======== STORED DATA ========

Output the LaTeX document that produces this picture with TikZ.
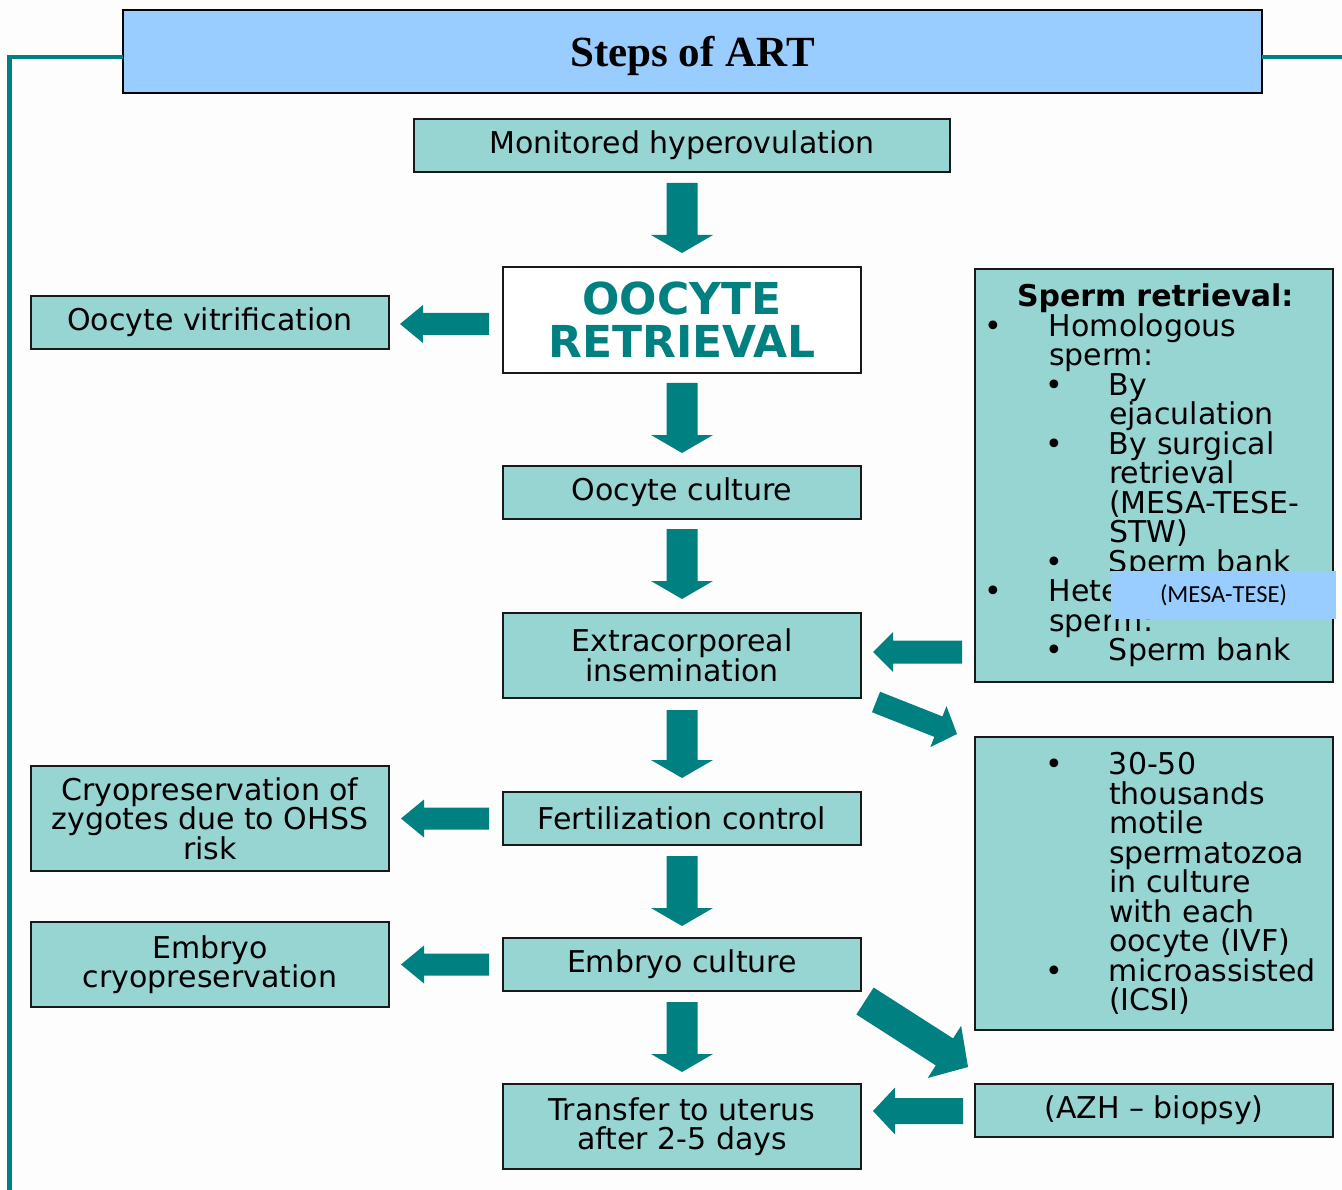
\documentclass[tikz,border=0pt]{standalone}
\usepackage{fontspec}
\setmainfont{DejaVu Sans}
\newfontfamily\titlefont{Liberation Serif}
\newfontfamily\calibfont{Carlito}
\usetikzlibrary{calc}
\definecolor{boxfill}{RGB}{151,213,211}
\definecolor{tealc}{RGB}{0,128,128}
\definecolor{titlefill}{RGB}{153,204,255}
\definecolor{pagebg}{RGB}{253,253,253}
\definecolor{edge}{RGB}{25,25,25}
% list helpers (1px = 1pt)
\newcommand\bi[1]{\makebox[74pt][l]{\hspace*{9pt}•}#1}
\newcommand\ci[1]{\hspace*{74pt}#1}
\newcommand\bii[1]{\makebox[134pt][l]{\hspace*{70pt}•}#1}
\newcommand\cii[1]{\hspace*{134pt}#1}
% block arrow: tail, tip, shaft half width, head half width, head length
\newcommand\blockarrow[5]{%
  \coordinate (tmpH) at ($(#2)!#5!(#1)$);
  \fill[tealc] ($(#1)!#3!90:(#2)$) -- ($(tmpH)!#3!90:(#2)$) -- ($(tmpH)!#4!90:(#2)$)
    -- (#2) -- ($(tmpH)!#4!-90:(#2)$) -- ($(tmpH)!#3!-90:(#2)$) -- ($(#1)!#3!-90:(#2)$) -- cycle;}
\begin{document}
\begin{tikzpicture}[x=1pt,y=-1pt,
  box/.style={draw=edge, line width=2pt, fill=boxfill, inner sep=0pt, outer sep=0pt,
    align=center, minimum width=358pt, font=\fontsize{30}{29.5}\selectfont},
  listbox/.style={box, align=left, text width=358pt},
  frame/.style={draw=tealc, line width=4.5pt}]
\useasboundingbox (0,0) rectangle (1342,1190);
\fill[pagebg] (0,0) rectangle (1342,1190);

% title
\node[draw=black, line width=2.5pt, fill=titlefill, inner sep=0pt, outer sep=0pt,
  minimum width=1139pt, minimum height=83pt, text height=35pt, text depth=5.5pt,
  font=\titlefont\bfseries\fontsize{43}{43}\selectfont] (title) at (692.5,51.5) {Steps of ART};
\draw[frame] (9.5,1195) |- ($(title.west)+(0,5.5)$);
\draw[frame] ($(title.east)+(0,5.5)$) -- (1345,57);

% central column
\node[box, minimum width=536pt, minimum height=53pt] (mon) at (682,145.5) {Monitored hyperovulation};
\node[box, fill=white, minimum height=106pt, text=tealc,
  font=\bfseries\fontsize{44}{43}\selectfont] (ret) at (682,320) {OOCYTE\\RETRIEVAL};
\node[box, minimum height=53pt] (oc) at (682,492.5) {Oocyte culture};
\node[box, minimum height=85pt] (ext) at (682,655.5) {Extracorporeal\\insemination};
\node[box, minimum height=53pt] (fert) at (682,818.5) {Fertilization control};
\node[box, minimum height=53pt] (emb) at (682,964.5) {Embryo culture};
\node[box, minimum height=85pt] (tr) at (682,1126.5) {Transfer to uterus\\after 2-5 days};

% left column
\node[box, minimum height=53pt] (vit) at (210,322.5) {Oocyte vitrification};
\node[box, minimum height=105pt] (cz) at (210,818.5) {Cryopreservation of\\zygotes due to OHSS\\risk};
\node[box, minimum height=85pt] (ec) at (210,964.5) {Embryo\\cryopreservation};

% right column
\node[listbox, minimum height=413pt] (sr) at (1154,475.5) {%
\hspace*{42pt}\textbf{Sperm retrieval:}\\
\bi{Homologous}\\
\ci{sperm:}\\
\bii{By}\\
\cii{ejaculation}\\
\bii{By surgical}\\
\cii{retrieval}\\
\cii{(MESA-TESE-}\\
\cii{STW)}\\
\bii{Sperm bank}\\
\bi{Heterologous}\\
\ci{sperm:}\\
\bii{Sperm bank}};
\node[fill=titlefill, inner sep=0pt, outer sep=0pt, minimum width=225pt, minimum height=48pt,
  font=\calibfont\fontsize{24.5}{24.5}\selectfont] (mesa) at (1223.5,595) {(MESA-TESE)};
\node[listbox, minimum height=293pt] (sp2) at (1154,883.5) {%
\bii{30-50}\\
\cii{thousands}\\
\cii{motile}\\
\cii{spermatozoa}\\
\cii{in culture}\\
\cii{with each}\\
\cii{oocyte (IVF)}\\
\bii{microassisted}\\
\cii{(ICSI)}};
\node[box, minimum height=53pt] (azh) at (1154,1110.5) {(AZH – biopsy)};

% down arrows
\coordinate (d1s) at ($(mon.south)+(0,11)$);  \coordinate (d1e) at ($(ret.north)+(0,-14)$);
\coordinate (d2s) at ($(ret.south)+(0,10)$);  \coordinate (d2e) at ($(oc.north)+(0,-13)$);
\coordinate (d3s) at ($(oc.south)+(0,10)$);   \coordinate (d3e) at ($(ext.north)+(0,-14)$);
\coordinate (d4s) at ($(ext.south)+(0,12)$);  \coordinate (d4e) at ($(fert.north)+(0,-14)$);
\coordinate (d5s) at ($(fert.south)+(0,11)$); \coordinate (d5e) at ($(emb.north)+(0,-12)$);
\coordinate (d6s) at ($(emb.south)+(0,11)$);  \coordinate (d6e) at ($(tr.north)+(0,-12)$);
\foreach \i in {1,...,6}{\blockarrow{d\i s}{d\i e}{15.5pt}{31pt}{18pt}}

% left arrows
\coordinate (l1s) at ($(ret.west)+(-14,4)$);  \coordinate (l1e) at ($(vit.east |- l1s)+(11,0)$);
\coordinate (l2s) at ($(fert.west)+(-14,0)$); \coordinate (l2e) at ($(cz.east |- l2s)+(12,0)$);
\coordinate (l3s) at ($(emb.west)+(-14,0)$);  \coordinate (l3e) at ($(ec.east |- l3s)+(12,0)$);
\blockarrow{l1s}{l1e}{11pt}{19pt}{23pt}
\blockarrow{l2s}{l2e}{11pt}{19pt}{23pt}
\blockarrow{l3s}{l3e}{11pt}{19pt}{23pt}

% right-hand arrows
\coordinate (r4s) at ($(sr.west |- ext)+(-13,-3.5)$); \coordinate (r4e) at ($(ext.east)+(12,-3.5)$);
\coordinate (r5s) at ($(azh.west)+(-12,0.5)$);       \coordinate (r5e) at ($(tr.east |- r5s)+(12,0)$);
\blockarrow{r4s}{r4e}{11.5pt}{20pt}{20pt}
\blockarrow{r5s}{r5e}{13pt}{23.5pt}{22pt}

% diagonal arrows
\coordinate (g1s) at ($(ext.south east)+(15,4)$); \coordinate (g1e) at ($(sp2.north west)+(-18,-3)$);
\coordinate (g2s) at ($(emb.south east)+(4,10)$); \coordinate (g2e) at ($(azh.north west)+(-7,-17)$);
\blockarrow{g1s}{g1e}{11pt}{22pt}{20pt}
\blockarrow{g2s}{g2e}{16pt}{31pt}{28pt}
\end{tikzpicture}
\end{document}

========

_WRITTEN TASK:_
Your copy of the data above should match it exactly, except that pictures are left out.

_SOLUTION FOR THIS TASK:_
Output the LaTeX document that produces this picture with TikZ.
\documentclass[tikz,border=0pt]{standalone}
\usepackage{fontspec}
\setmainfont{DejaVu Sans}
\newfontfamily\titlefont{Liberation Serif}
\newfontfamily\calibfont{Carlito}
\usetikzlibrary{calc}
\definecolor{boxfill}{RGB}{151,213,211}
\definecolor{tealc}{RGB}{0,128,128}
\definecolor{titlefill}{RGB}{153,204,255}
\definecolor{pagebg}{RGB}{253,253,253}
\definecolor{edge}{RGB}{25,25,25}
% list helpers (1px = 1pt)
\newcommand\bi[1]{\makebox[74pt][l]{\hspace*{9pt}•}#1}
\newcommand\ci[1]{\hspace*{74pt}#1}
\newcommand\bii[1]{\makebox[134pt][l]{\hspace*{70pt}•}#1}
\newcommand\cii[1]{\hspace*{134pt}#1}
% block arrow: tail, tip, shaft half width, head half width, head length
\newcommand\blockarrow[5]{%
  \coordinate (tmpH) at ($(#2)!#5!(#1)$);
  \fill[tealc] ($(#1)!#3!90:(#2)$) -- ($(tmpH)!#3!90:(#2)$) -- ($(tmpH)!#4!90:(#2)$)
    -- (#2) -- ($(tmpH)!#4!-90:(#2)$) -- ($(tmpH)!#3!-90:(#2)$) -- ($(#1)!#3!-90:(#2)$) -- cycle;}
\begin{document}
\begin{tikzpicture}[x=1pt,y=-1pt,
  box/.style={draw=edge, line width=2pt, fill=boxfill, inner sep=0pt, outer sep=0pt,
    align=center, minimum width=358pt, font=\fontsize{30}{29.5}\selectfont},
  listbox/.style={box, align=left, text width=358pt},
  frame/.style={draw=tealc, line width=4.5pt}]
\useasboundingbox (0,0) rectangle (1342,1190);
\fill[pagebg] (0,0) rectangle (1342,1190);

% title
\node[draw=black, line width=2.5pt, fill=titlefill, inner sep=0pt, outer sep=0pt,
  minimum width=1139pt, minimum height=83pt, text height=35pt, text depth=5.5pt,
  font=\titlefont\bfseries\fontsize{43}{43}\selectfont] (title) at (692.5,51.5) {Steps of ART};
\draw[frame] (9.5,1195) |- ($(title.west)+(0,5.5)$);
\draw[frame] ($(title.east)+(0,5.5)$) -- (1345,57);

% central column
\node[box, minimum width=536pt, minimum height=53pt] (mon) at (682,145.5) {Monitored hyperovulation};
\node[box, fill=white, minimum height=106pt, text=tealc,
  font=\bfseries\fontsize{44}{43}\selectfont] (ret) at (682,320) {OOCYTE\\RETRIEVAL};
\node[box, minimum height=53pt] (oc) at (682,492.5) {Oocyte culture};
\node[box, minimum height=85pt] (ext) at (682,655.5) {Extracorporeal\\insemination};
\node[box, minimum height=53pt] (fert) at (682,818.5) {Fertilization control};
\node[box, minimum height=53pt] (emb) at (682,964.5) {Embryo culture};
\node[box, minimum height=85pt] (tr) at (682,1126.5) {Transfer to uterus\\after 2-5 days};

% left column
\node[box, minimum height=53pt] (vit) at (210,322.5) {Oocyte vitrification};
\node[box, minimum height=105pt] (cz) at (210,818.5) {Cryopreservation of\\zygotes due to OHSS\\risk};
\node[box, minimum height=85pt] (ec) at (210,964.5) {Embryo\\cryopreservation};

% right column
\node[listbox, minimum height=413pt] (sr) at (1154,475.5) {%
\hspace*{42pt}\textbf{Sperm retrieval:}\\
\bi{Homologous}\\
\ci{sperm:}\\
\bii{By}\\
\cii{ejaculation}\\
\bii{By surgical}\\
\cii{retrieval}\\
\cii{(MESA-TESE-}\\
\cii{STW)}\\
\bii{Sperm bank}\\
\bi{Heterologous}\\
\ci{sperm:}\\
\bii{Sperm bank}};
\node[fill=titlefill, inner sep=0pt, outer sep=0pt, minimum width=225pt, minimum height=48pt,
  font=\calibfont\fontsize{24.5}{24.5}\selectfont] (mesa) at (1223.5,595) {(MESA-TESE)};
\node[listbox, minimum height=293pt] (sp2) at (1154,883.5) {%
\bii{30-50}\\
\cii{thousands}\\
\cii{motile}\\
\cii{spermatozoa}\\
\cii{in culture}\\
\cii{with each}\\
\cii{oocyte (IVF)}\\
\bii{microassisted}\\
\cii{(ICSI)}};
\node[box, minimum height=53pt] (azh) at (1154,1110.5) {(AZH – biopsy)};

% down arrows
\coordinate (d1s) at ($(mon.south)+(0,11)$);  \coordinate (d1e) at ($(ret.north)+(0,-14)$);
\coordinate (d2s) at ($(ret.south)+(0,10)$);  \coordinate (d2e) at ($(oc.north)+(0,-13)$);
\coordinate (d3s) at ($(oc.south)+(0,10)$);   \coordinate (d3e) at ($(ext.north)+(0,-14)$);
\coordinate (d4s) at ($(ext.south)+(0,12)$);  \coordinate (d4e) at ($(fert.north)+(0,-14)$);
\coordinate (d5s) at ($(fert.south)+(0,11)$); \coordinate (d5e) at ($(emb.north)+(0,-12)$);
\coordinate (d6s) at ($(emb.south)+(0,11)$);  \coordinate (d6e) at ($(tr.north)+(0,-12)$);
\foreach \i in {1,...,6}{\blockarrow{d\i s}{d\i e}{15.5pt}{31pt}{18pt}}

% left arrows
\coordinate (l1s) at ($(ret.west)+(-14,4)$);  \coordinate (l1e) at ($(vit.east |- l1s)+(11,0)$);
\coordinate (l2s) at ($(fert.west)+(-14,0)$); \coordinate (l2e) at ($(cz.east |- l2s)+(12,0)$);
\coordinate (l3s) at ($(emb.west)+(-14,0)$);  \coordinate (l3e) at ($(ec.east |- l3s)+(12,0)$);
\blockarrow{l1s}{l1e}{11pt}{19pt}{23pt}
\blockarrow{l2s}{l2e}{11pt}{19pt}{23pt}
\blockarrow{l3s}{l3e}{11pt}{19pt}{23pt}

% right-hand arrows
\coordinate (r4s) at ($(sr.west |- ext)+(-13,-3.5)$); \coordinate (r4e) at ($(ext.east)+(12,-3.5)$);
\coordinate (r5s) at ($(azh.west)+(-12,0.5)$);       \coordinate (r5e) at ($(tr.east |- r5s)+(12,0)$);
\blockarrow{r4s}{r4e}{11.5pt}{20pt}{20pt}
\blockarrow{r5s}{r5e}{13pt}{23.5pt}{22pt}

% diagonal arrows
\coordinate (g1s) at ($(ext.south east)+(15,4)$); \coordinate (g1e) at ($(sp2.north west)+(-18,-3)$);
\coordinate (g2s) at ($(emb.south east)+(4,10)$); \coordinate (g2e) at ($(azh.north west)+(-7,-17)$);
\blockarrow{g1s}{g1e}{11pt}{22pt}{20pt}
\blockarrow{g2s}{g2e}{16pt}{31pt}{28pt}
\end{tikzpicture}
\end{document}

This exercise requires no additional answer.